When your body decides that was one meat lover’s pizza too many
*licks lips*
Me: “Do that thing I like babe.”
Him: *orders pizza*
Everyone who’s ever dated me knows one thing: fire is my weakness. Set my body on fire and it will cause great damage.
My dad was very upset when our bunnies escaped. It’s his worst fear – hare loss
I was chuckling at all the old men in the parking lot, waiting for the store to open. Then I realized, WAIT, I AM AN OLD MAN SITTING IN THE PARKING LOT WAITING FOR THE STORE TO OPEN
Him: You’re married?
Me: Well, it’s Thursday. So, yeah.
Him: What about on Friday?
Me: Depends how Thursday goes.
[me as a tree in allergy season] HELLO I WOULD LIKE TO HAVE SEX WITH YOUR NOSE
Hell hath no fury like a woman who stepped on the Legos you promised you’d pick up
Bad news travels fast. #TravelFail
DATE: I’m leaving
ME: Why?
D: You keep pretending to be a bat
M: I don’t
D: You’re doing it right now
[a single tear rolls up my forehead]
Whenever I need a few more minutes to get ready, I walk into the living room and say “My dad has that same shirt ” and then watch my husband’s head explode.
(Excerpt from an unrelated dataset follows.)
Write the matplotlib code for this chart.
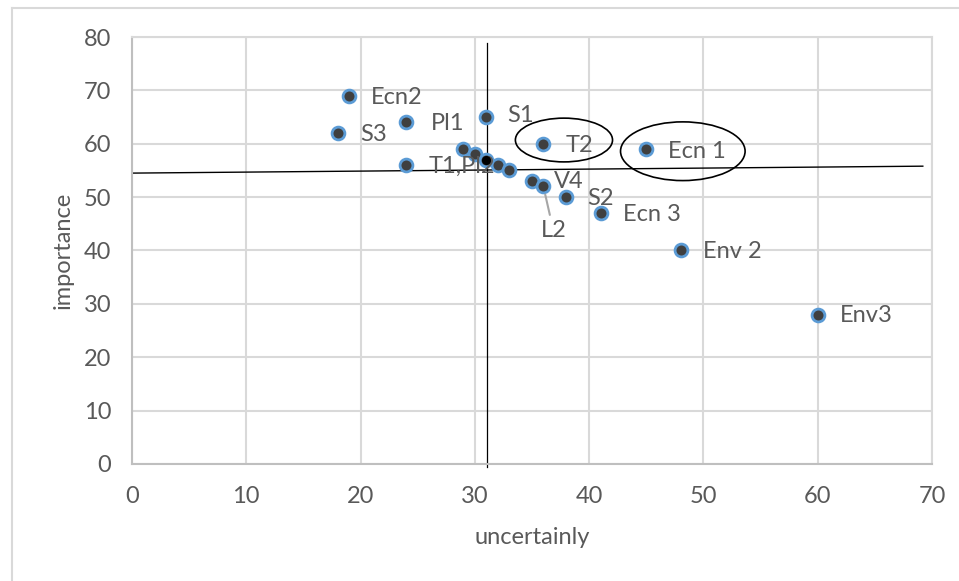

How did Hitler tie his shoes?
In knotsies.
(The unfollow button is only a click away)
Me: I’ve applied for Canadian citizenship
Him: You’ll be sorry
Me: I sure hope so
PROSECUTOR: Well, if you and your bandmates truly AREN’T responsible for the arson – as you claim – then I’m sure you wouldn’t mind revealing to the jury just which parties, locations, or world events you think ARE responsible?
*Billy Joel takes a deep breath*
Why do squirrels swim on their backs?
“To keep their nuts dry.”
HAHAHAHA!
(Please don’t leave me. I was dropped on my head as a baby.)
What’s that thing called where every time you stand up you have to limp for the first minute? Oh yeah…39
Turtleneck pro: if you wear one while you’re eating you can’t get crumbs in your bra.
Turtleneck con: see above.
Sorry I’m late. I saw a man licking the pudding off the lid wrapper and lost track of my entire life
I took a girl back to my flat.
“You haven’t removed many bras have you?” she sighed.
“What gave it away?”
“The scissors, mainly.”
I don’t always drink iced coffee, but when I do, it’s because my kids prevented me from drinking it hot so I gave up and added some ice.
My neighbor said, wow that skeleton looks almost real and I said I know and to think it was almost free.
Nobody:
My 6-year-old: Can somebody in this building PLEASE tell me if black bears are nice?
Just walking down the “Gluten Free” aisle, secretly dropping boxes of Twinkies in everyone’s carts.
Synchronized diving would be far more interesting without the pool.
*carries 11 bags of groceries and like a whole mattress on one arm and my phone in my free hand*
people act so amazed at shroedingers cat being alive and dead at the same time as if they’ve never met someone who works customer service
I’m not an agoraphobe, I’m deeply in love with my stuff
A cheetah stalking its prey would be jealous of the way I pounce on the Skip Ad button on YT once the 5 seconds are up.